E ela continua: “Em plena pandemia, estava sendo discutido o marco temporal (a tese jurídica que defende uma alteração na política de demarcação de terras indígenas no Brasil, segundo a qual só poderia reivindicar direito sobre uma terra o povo indígena que já estivesse ocupando-a no momento da promulgação da Constituição Federal de 1988). Fomos cercados e ameaçados em Brasília”.
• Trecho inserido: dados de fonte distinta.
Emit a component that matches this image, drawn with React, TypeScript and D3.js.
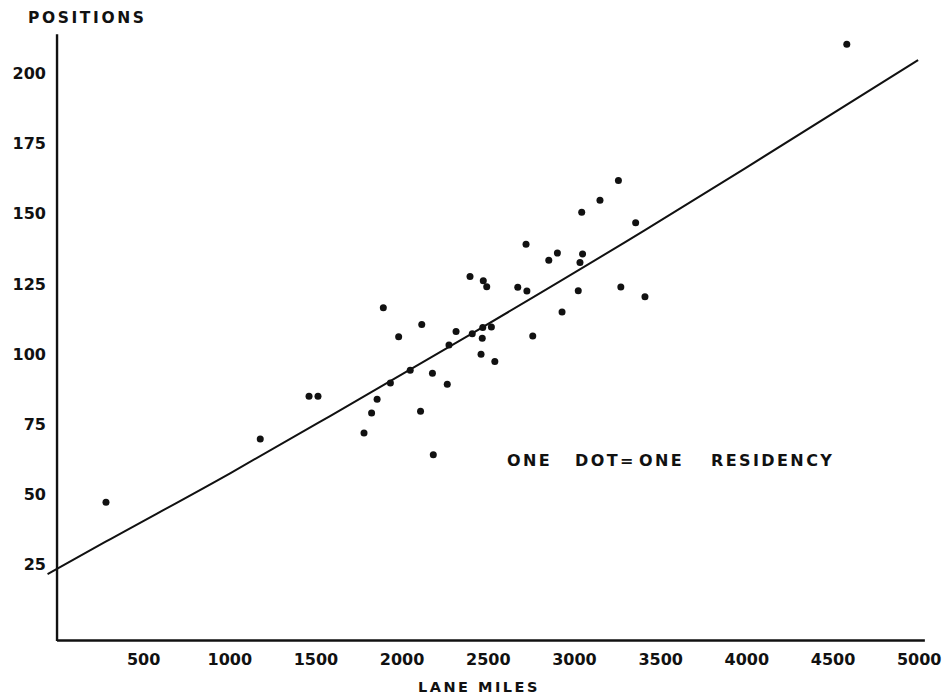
import React, { useEffect, useRef } from "react";
import * as d3 from "d3";

// lane miles / positions, one dot per residency
const laneMiles = [
  4577, 3252, 3145, 3039, 3352, 2716, 2898, 2848, 3044, 3029, 2391, 2468, 2488,
  2668, 2721, 3019, 3266, 3406, 1888, 2925, 2111, 2310, 2465, 2515, 1977, 2404,
  2462, 2755, 2269, 2455, 2535, 2044, 2173, 1929, 2259, 1457, 1509, 1852, 1820,
  2104, 1776, 2178, 1174, 279,
];
const positions = [
  210.4, 161.9, 154.8, 150.5, 146.8, 139.1, 136.0, 133.4, 135.7, 132.6, 127.6,
  126.1, 124.0, 123.8, 122.5, 122.6, 123.9, 120.4, 116.5, 115.0, 110.5, 108.0,
  109.5, 109.6, 106.2, 107.2, 105.6, 106.4, 103.2, 99.9, 97.3, 94.2, 93.2, 89.7,
  89.2, 85.0, 85.0, 83.9, 79.0, 79.6, 71.9, 64.1, 69.7, 47.2,
];

// fitted curve
const fitMiles = [-60, 277, 999, 1579, 2404, 3406, 3987, 4991];
const fitPositions = [21.6, 33.1, 57.5, 77.9, 107.4, 144.2, 166.2, 204.8];

const xTicks = [500, 1000, 1500, 2000, 2500, 3000, 3500, 4000, 4500, 5000];
const yTicks = [25, 50, 75, 100, 125, 150, 175, 200];

const width = 945;
const height = 698;
const font = "'DejaVu Sans', sans-serif";
const ink = "#111";

const App = () => {
  const svgRef = useRef(null);

  useEffect(() => {
    const x = d3.scaleLinear([0, 5000], [57.9, 919.7]);
    const y = d3.scaleLinear([0, 200], [634.6, 73.5]);

    const svg = d3.select(svgRef.current);
    svg.selectAll("*").remove();

    // axis lines
    svg
      .append("line")
      .attr("x1", x(-5))
      .attr("x2", x(-5))
      .attr("y1", y(214))
      .attr("y2", y(-2.3))
      .attr("stroke", ink)
      .attr("stroke-width", 2.4);
    svg
      .append("line")
      .attr("x1", x(-5))
      .attr("x2", x(5030))
      .attr("y1", y(-2.1))
      .attr("y2", y(-2.1))
      .attr("stroke", ink)
      .attr("stroke-width", 2.4);

    const styleText = (g: any) =>
      g
        .selectAll("text")
        .attr("font-family", font)
        .attr("font-weight", "bold")
        .attr("font-size", 16)
        .attr("fill", ink);

    const yAxis = d3
      .axisLeft(y)
      .tickValues(yTicks)
      .tickSize(0)
      .tickPadding(10)
      .tickFormat(d3.format("d"));
    svg
      .append("g")
      .attr("transform", `translate(${x(0) - 2}, 0)`)
      .call(yAxis)
      .call((g) => g.select(".domain").remove())
      .call(styleText);

    const xAxis = d3
      .axisBottom(x)
      .tickValues(xTicks)
      .tickSize(0)
      .tickPadding(13)
      .tickFormat(d3.format("d"));
    svg
      .append("g")
      .attr("transform", `translate(-1, ${y(-2.1)})`)
      .call(xAxis)
      .call((g) => g.select(".domain").remove())
      .call(styleText);

    // fitted curve
    const line = d3
      .line<[number, number]>()
      .x((d) => x(d[0]))
      .y((d) => y(d[1]))
      .curve(d3.curveMonotoneX);
    svg
      .append("path")
      .attr("fill", "none")
      .attr("stroke", ink)
      .attr("stroke-width", 2)
      .attr(
        "d",
        line(fitMiles.map((m, i) => [m, fitPositions[i]] as [number, number]))
      );

    // dots
    svg
      .append("g")
      .selectAll("circle")
      .data(laneMiles.map((m, i) => [m, positions[i]]))
      .join("circle")
      .attr("cx", (d) => x(d[0]))
      .attr("cy", (d) => y(d[1]))
      .attr("r", 3.5)
      .attr("fill", ink);

    // titles
    svg
      .append("text")
      .attr("x", 28)
      .attr("y", 23)
      .attr("font-family", font)
      .attr("font-weight", "bold")
      .attr("font-size", 15.5)
      .attr("letter-spacing", 2.6)
      .attr("fill", ink)
      .text("POSITIONS");
    svg
      .append("text")
      .attr("x", 418)
      .attr("y", 692)
      .attr("font-family", font)
      .attr("font-weight", "bold")
      .attr("font-size", 14.5)
      .attr("letter-spacing", 2.5)
      .attr("fill", ink)
      .text("LANE MILES");

    const note = svg
      .append("g")
      .attr("font-family", font)
      .attr("font-weight", "bold")
      .attr("font-size", 16)
      .attr("letter-spacing", 2.4)
      .attr("fill", ink);
    [
      ["ONE", 507],
      ["DOT=", 575],
      ["ONE", 639],
      ["RESIDENCY", 711],
    ].forEach(([t, px]) => {
      note
        .append("text")
        .attr("x", px as number)
        .attr("y", 466)
        .text(t as string);
    });
  }, []);

  return (
    <svg
      ref={svgRef}
      width={width}
      height={height}
      style={{ position: "absolute", left: 0, top: 0, background: "#fff" }}
    />
  );
};

export default App;
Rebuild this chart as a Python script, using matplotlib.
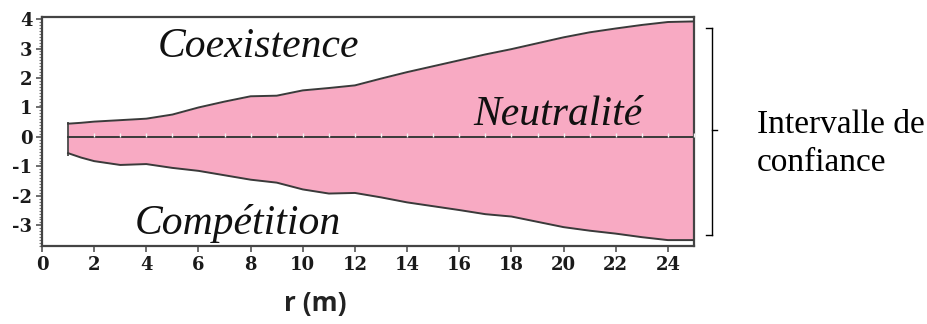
import matplotlib
matplotlib.use("Agg")
import matplotlib.pyplot as plt
from matplotlib.ticker import MultipleLocator
import numpy as np

# Data
r = [1.0, 1.5, 2, 3, 4, 5, 6, 7, 8, 9, 10, 11, 12, 13, 14, 15, 16, 17, 18, 19, 20, 21, 22, 23, 24, 25]
upper = [0.45, 0.48, 0.52, 0.57, 0.62, 0.76, 1.0, 1.2, 1.38, 1.4, 1.58, 1.66, 1.75, 1.98,
         2.2, 2.4, 2.6, 2.8, 2.98, 3.18, 3.38, 3.55, 3.68, 3.8, 3.9, 3.92]
lower = [-0.55, -0.7, -0.82, -0.95, -0.92, -1.05, -1.15, -1.3, -1.45, -1.55, -1.78, -1.92,
         -1.9, -2.05, -2.22, -2.35, -2.48, -2.62, -2.7, -2.88, -3.06, -3.18, -3.28, -3.4, -3.5, -3.5]
neutral = [0.0] * len(r)
x_ticks = [0, 2, 4, 6, 8, 10, 12, 14, 16, 18, 20, 22, 24]
y_ticks = [-3, -2, -1, 0, 1, 2, 3, 4]

fig = plt.figure(figsize=(9.28, 3.24), dpi=100)
ax = fig.add_axes([42/928, 78/324, (694-42)/928, (246-17)/324])

ax.fill_between(r, lower, upper, color='#F8AAC3', linewidth=0, zorder=1)
ax.plot(r, upper, color='#3a3a3a', lw=1.4, zorder=3)
ax.plot(r, lower, color='#3a3a3a', lw=1.4, zorder=3)
ax.plot(r, neutral, color='#3a3a3a', lw=1.4, zorder=3)
ax.plot(r[2:], [n + 0.06 for n in neutral[2:]], ls='none', marker='|', ms=3, mew=1.0,
        color='#f4f4f4', zorder=4)
ax.vlines(r[0], lower[0] - 0.1, upper[0] + 0.05, color='#3a3a3a', lw=1.2, zorder=4)

ax.set_xlim(0, 25)
ax.set_ylim(-3.7, 4.07)
ax.set_xticks(x_ticks)
ax.set_yticks(y_ticks)
ax.yaxis.set_minor_locator(MultipleLocator(0.1))
ax.tick_params(axis='both', which='major', direction='out', length=4, width=1.2, color='#555555', pad=3)
ax.tick_params(axis='y', which='minor', direction='out', length=2, width=0.8, color='#777777')

ax.set_yticklabels(['-3', '-2', '-1', '0', '1', '2', '3', '4'])
ax.set_xticklabels([str(t) for t in x_ticks])
for lab in ax.get_xticklabels() + ax.get_yticklabels():
    lab.set_fontfamily('DejaVu Serif')
    lab.set_fontweight('bold')
    lab.set_fontsize(13)
    lab.set_color('#1a1a1a')

for sp in ax.spines.values():
    sp.set_color('#444444')
    sp.set_linewidth(1.6)

ax.text(8.3, 3.05, 'Coexistence', fontsize=30, style='italic', family='Liberation Serif',
        ha='center', va='center', color='#111111', zorder=5)
ax.text(19.8, 0.75, 'Neutralité', fontsize=30, style='italic', family='Liberation Serif',
        ha='center', va='center', color='#111111', zorder=5)
ax.text(7.5, -2.95, 'Compétition', fontsize=30, style='italic', family='Liberation Serif',
        ha='center', va='center', color='#111111', zorder=5)

fig.text(315/928, 1 - 303/324, 'r (m)', fontsize=19, fontweight='bold', family='Open Sans',
         ha='center', va='center', color='#222222')

# Bracket for confidence interval
bx = 712/928
ytop = 1 - 28/324
ybot = 1 - 235/324
ymid = 1 - 130/324
fig.add_artist(plt.Line2D([bx, bx], [ybot, ytop], color='black', lw=1.0))
fig.add_artist(plt.Line2D([706/928, bx], [ytop, ytop], color='black', lw=1.0))
fig.add_artist(plt.Line2D([706/928, bx], [ybot, ybot], color='black', lw=1.0))
fig.add_artist(plt.Line2D([bx, 717/928], [ymid, ymid], color='black', lw=1.0))
fig.text(757/928, 1 - 125/324, 'Intervalle de', fontsize=24, family='Liberation Serif',
         ha='left', va='center', color='black')
fig.text(757/928, 1 - 163/324, 'confiance', fontsize=24, family='Liberation Serif',
         ha='left', va='center', color='black')

fig.savefig('out.png', dpi=100)
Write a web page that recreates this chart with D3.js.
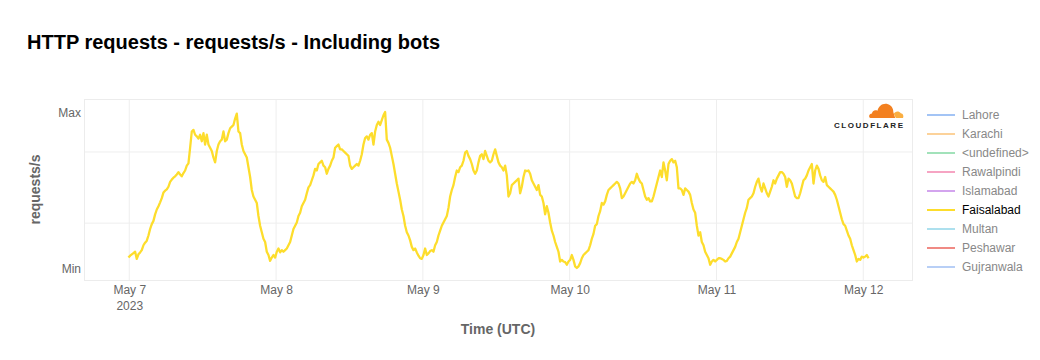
<!DOCTYPE html>
<html>
<head>
<meta charset="utf-8">
<script src="https://cdn.jsdelivr.net/npm/d3@7"></script>
<style>
  html, body { margin: 0; padding: 0; background: #fff; }
  svg { display: block; font-family: "Liberation Sans", Arial, Helvetica, sans-serif; }
</style>
</head>
<body>
<svg id="chart" width="1040" height="360"></svg>
<script>
// ---------------- DATA ----------------
const chartTitle = "HTTP requests - requests/s - Including bots";
const yAxisTitle = "requests/s";
const xAxisTitle = "Time (UTC)";

// legend series (only Faisalabad is visible)
const seriesNames = ["Lahore", "Karachi", "<undefined>", "Rawalpindi", "Islamabad", "Faisalabad", "Multan", "Peshawar", "Gujranwala"];
const seriesColors = ["#a3c4f5", "#fcd29a", "#a2e2ba", "#f6a4c3", "#d3a4ee", "#fddd2c", "#ade0ee", "#f08a84", "#b8cff6"];
const visibleSeries = "Faisalabad";

// x ticks
const xTickDates = ["2023-05-07", "2023-05-08", "2023-05-09", "2023-05-10", "2023-05-11", "2023-05-12"];
const xTickLabels = ["May 7", "May 8", "May 9", "May 10", "May 11", "May 12"];
const xYearLabel = "2023";
const xDomain = ["2023-05-06T16:36:00Z", "2023-05-12T07:58:00Z"];

// y ticks (labels at the series minimum and maximum)
const yTickLabels = ["Min", "Max"];
const yGridValues = [132, 351];

// Faisalabad requests/s (relative units), sampled from start every stepMinutes
const seriesStart = "2023-05-06T23:52:00Z";
const stepMinutes = 16.35;
const faisalabadValues = [
  26,32,36,40,44,22,36,42,49,64,72,78,94,114,129,139,159,174,184,196,209,226,232,236,244,259,266,272,276,282,289,282,276,286,294,309,316,364,414,419,404,399,392,404,384,409,374,404,374,364,354,334,319,354,374,384,389,414,384,389,409,424,429,434,454,469,414,409,374,354,
  344,334,304,274,234,214,204,194,154,124,104,84,74,44,34,16,26,34,26,44,54,42,49,44,49,54,64,74,94,114,124,134,154,164,184,194,204,224,242,249,264,279,299,294,314,319,324,309,304,284,299,309,324,334,364,369,374,359,359,354,349,344,339,309,299,304,309,314,309,324,344,374,
  394,399,389,404,409,374,414,434,444,434,449,464,474,389,379,364,339,314,284,254,229,204,174,154,124,104,94,79,59,49,54,42,32,24,22,34,54,34,39,46,49,44,64,74,94,109,124,134,144,154,179,214,234,249,274,294,289,304,309,324,349,354,339,329,314,294,284,294,319,339,344,329,
  354,339,324,319,324,344,359,339,319,309,304,294,309,279,214,224,249,254,259,264,269,224,244,274,294,292,294,284,264,254,244,234,249,219,214,194,159,184,164,134,109,94,74,59,44,14,19,14,12,4,14,19,34,19,-1,-6,-1,9,24,34,39,44,49,64,84,99,124,129,154,169,194,189,
  199,219,234,239,244,249,254,259,254,239,209,214,224,234,244,254,259,254,264,284,269,259,254,234,214,204,209,199,199,214,234,254,274,294,274,319,294,264,314,324,329,319,324,304,239,239,234,219,239,234,229,219,194,174,164,124,94,104,74,64,44,34,24,4,14,19,14,19,24,24,22,19,
  14,16,24,29,39,49,59,74,84,104,124,144,164,179,204,209,214,224,244,259,269,244,229,254,239,224,214,229,244,264,254,269,279,289,289,284,274,244,269,264,254,234,214,209,209,224,244,264,269,279,294,304,314,254,294,309,299,279,264,259,274,249,244,239,234,229,219,204,184,164,144,129,124,109,94,84,64,49,34,14,22,19,29,26,29,34,24
];

// ---------------- LAYOUT ----------------
const plot = { left: 84, right: 912, top: 99, bottom: 280 };
const minPx = 268, maxPx = 112; // where Min / Max labels sit

const svg = d3.select("#chart");

const t0 = new Date(seriesStart).getTime();
const points = faisalabadValues.map((v, i) => ({ t: new Date(t0 + i * stepMinutes * 60000), v }));

const x = d3.scaleUtc()
  .domain(xDomain.map(d => new Date(d)))
  .range([plot.left, plot.right]);

const vMin = d3.min(faisalabadValues), vMax = d3.max(faisalabadValues);
const unitPerPx = (vMax - vMin) / (minPx - maxPx);
const y = d3.scaleLinear()
  .domain([vMin - (plot.bottom - minPx) * unitPerPx, vMax + (maxPx - plot.top) * unitPerPx])
  .range([plot.bottom, plot.top]);

// title
svg.append("text")
  .attr("x", 27).attr("y", 49)
  .attr("font-size", 20).attr("font-weight", "bold").attr("fill", "#000")
  .text(chartTitle);

// grid
const grid = svg.append("g");
grid.selectAll("line.vx").data(xTickDates).join("line")
  .attr("x1", d => x(new Date(d))).attr("x2", d => x(new Date(d)))
  .attr("y1", plot.top).attr("y2", plot.bottom)
  .attr("stroke", "#eeeeee").attr("stroke-width", 1);
grid.selectAll("line.hy").data(yGridValues).join("line")
  .attr("x1", plot.left).attr("x2", plot.right)
  .attr("y1", d => y(d)).attr("y2", d => y(d))
  .attr("stroke", "#eeeeee").attr("stroke-width", 1);
svg.append("rect")
  .attr("x", plot.left + 0.5).attr("y", plot.top + 0.5)
  .attr("width", plot.right - plot.left).attr("height", plot.bottom - plot.top)
  .attr("fill", "none").attr("stroke", "#ececec");

// x axis
const xAxis = d3.axisBottom(x)
  .tickValues(xTickDates.map(d => new Date(d)))
  .tickFormat((d, i) => xTickLabels[i])
  .tickSize(0).tickPadding(0);
const gx = svg.append("g").attr("transform", `translate(0,${plot.bottom})`).call(xAxis);
gx.select(".domain").remove();
gx.selectAll("text")
  .attr("y", 14).attr("dy", 0)
  .attr("font-size", 12).attr("fill", "#666")
  .attr("font-family", "'Liberation Sans', Arial, sans-serif");
gx.select(".tick text").append("tspan")
  .attr("x", 0).attr("dy", 16).text(xYearLabel);

// y axis
const yAxis = d3.axisLeft(y)
  .tickValues([vMin, vMax])
  .tickFormat((d, i) => yTickLabels[i])
  .tickSize(0).tickPadding(0);
const gy = svg.append("g").attr("transform", `translate(${plot.left - 3},0)`).call(yAxis);
gy.select(".domain").remove();
gy.selectAll("text")
  .attr("x", 0).attr("dy", "0.35em")
  .attr("font-size", 12).attr("fill", "#666")
  .attr("font-family", "'Liberation Sans', Arial, sans-serif");

// axis titles
svg.append("text")
  .attr("transform", `translate(40,${(plot.top + plot.bottom) / 2}) rotate(-90)`)
  .attr("text-anchor", "middle")
  .attr("font-size", 14).attr("font-weight", "bold").attr("fill", "#666")
  .text(yAxisTitle);
svg.append("text")
  .attr("x", (plot.left + plot.right) / 2).attr("y", 334)
  .attr("text-anchor", "middle")
  .attr("font-size", 14).attr("font-weight", "bold").attr("fill", "#666")
  .text(xAxisTitle);

// line
const line = d3.line().x(d => x(d.t)).y(d => y(d.v));
svg.append("path")
  .datum(points)
  .attr("d", line)
  .attr("fill", "none")
  .attr("stroke", seriesColors[seriesNames.indexOf(visibleSeries)])
  .attr("stroke-width", 2.3)
  .attr("stroke-linejoin", "round");

// cloudflare logo
const logo = svg.append("g").attr("transform", "translate(869,103)");
logo.append("path")
  .attr("d", "M1.5,15 C-0.5,15 -0.5,10.5 3,10.5 C3,8 6,6.5 8.5,7.8 C9.5,2.5 14.5,-0.5 19,1.2 C22.5,2.5 24.5,5.5 24.3,9 L26.2,15 Z")
  .attr("fill", "#f38020");
logo.append("path")
  .attr("d", "M26.8,15 L24.8,10.8 C25.8,8 30,7.4 31.8,10.2 C34,10.4 35,13 34,15 Z")
  .attr("fill", "#faae40");
svg.append("text")
  .attr("x", 834).attr("y", 127.5)
  .attr("font-size", 8).attr("font-weight", "bold").attr("fill", "#222")
  .attr("textLength", 69).attr("lengthAdjust", "spacing")
  .text("CLOUDFLARE");

// legend
const legend = svg.append("g");
const rows = legend.selectAll("g").data(seriesNames).join("g")
  .attr("transform", (d, i) => `translate(927,${115 + i * 19})`);
rows.append("line")
  .attr("x1", 0).attr("x2", 28).attr("y1", 0).attr("y2", 0)
  .attr("stroke", (d, i) => seriesColors[i]).attr("stroke-width", 2);
rows.append("text")
  .attr("x", 35).attr("y", 0).attr("dy", "0.35em")
  .attr("font-size", 12)
  .attr("fill", d => d === visibleSeries ? "#000" : "#888")
  .text(d => d);
</script>
</body>
</html>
Kerexu também contou a respeito dos debates que ocorreram entre os indígenas sobre a conveniência de eles entrarem na política. Segundo ela, muitos questionavam a necessidade dessa atuação. “Tivemos o horizonte de entrar para a política, onde se discutem os nossos direitos. É uma vitória, como a gestação de um filho. É a oportunidade de levar para dentro de um ministério o conhecimento aprendido nos territórios indígenas”.
Hyral Moreira, o primeiro advogado Guarani de Santa Catarina, também trouxe suas experiências como indígena e agora coordenador da Funai. “Eu me formei advogado em um tempo em que as coisas para os indígenas eram mais difíceis ainda. Não existiam escolas nas comunidades indígenas. Antes da Constituição, os povos indígenas não podiam praticar sua cultura abertamente. Mas, com o passar do tempo, a sociedade percebeu que não conseguiria promover a aculturação dos povos indígenas”. No entanto, ele diz: “No ano que passou, nós, lideranças indígenas, tivemos grande dificuldade para tranquilizar as comunidades e, ao mesmo tempo, fazer o enfrentamento”.
Sobre o trabalho na Funai, Hyral destacou: “Por muito tempo, a Funai foi comandada por pessoas que nunca pisaram numa aldeia. Hoje, estamos ocupando um espaço que deveria ser mesmo para pessoas com conhecimento. Todos que comandaram a Funai eram indicação partidária. Nós não fomos indicados por partidos, mas pelo movimento indígena”.